━━━━━ MATERIAL ━━━━━

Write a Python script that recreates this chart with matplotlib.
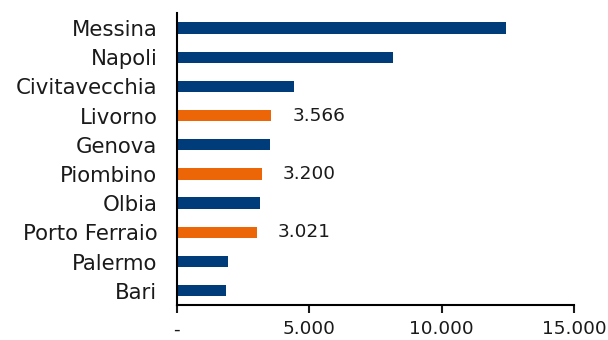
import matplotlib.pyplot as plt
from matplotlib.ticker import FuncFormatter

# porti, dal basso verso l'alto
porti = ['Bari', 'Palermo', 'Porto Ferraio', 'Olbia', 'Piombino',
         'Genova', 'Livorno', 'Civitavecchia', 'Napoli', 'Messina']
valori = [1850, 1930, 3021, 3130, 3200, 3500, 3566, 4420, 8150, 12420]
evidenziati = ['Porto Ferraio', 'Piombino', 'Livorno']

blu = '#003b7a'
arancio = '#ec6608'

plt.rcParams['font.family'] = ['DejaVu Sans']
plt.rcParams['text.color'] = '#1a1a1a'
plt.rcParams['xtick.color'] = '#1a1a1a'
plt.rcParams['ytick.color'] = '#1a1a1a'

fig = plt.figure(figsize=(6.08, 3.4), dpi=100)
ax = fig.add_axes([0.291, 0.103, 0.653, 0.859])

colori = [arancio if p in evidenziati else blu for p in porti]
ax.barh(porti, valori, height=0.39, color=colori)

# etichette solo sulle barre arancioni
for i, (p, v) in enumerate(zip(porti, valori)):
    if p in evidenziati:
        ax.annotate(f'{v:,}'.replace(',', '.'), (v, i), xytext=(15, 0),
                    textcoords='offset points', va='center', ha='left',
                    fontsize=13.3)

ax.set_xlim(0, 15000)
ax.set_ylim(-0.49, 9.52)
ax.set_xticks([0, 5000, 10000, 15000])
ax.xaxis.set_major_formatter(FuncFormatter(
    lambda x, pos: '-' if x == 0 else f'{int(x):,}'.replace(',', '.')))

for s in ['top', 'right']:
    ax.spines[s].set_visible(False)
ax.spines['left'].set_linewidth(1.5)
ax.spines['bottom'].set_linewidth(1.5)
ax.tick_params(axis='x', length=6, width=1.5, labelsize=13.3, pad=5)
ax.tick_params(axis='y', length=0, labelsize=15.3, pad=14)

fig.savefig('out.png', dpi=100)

━━━━━

§ WHAT THE TASK REQUIRES: Repeat the lines of the listing above verbatim, beginning at its first line and ending at the line containing "from matplotlib.ticker import FuncFormatter", which is included. Omit pictures.

§ SOLVED PROBLEM:
Write a Python script that recreates this chart with matplotlib.
import matplotlib.pyplot as plt
from matplotlib.ticker import FuncFormatter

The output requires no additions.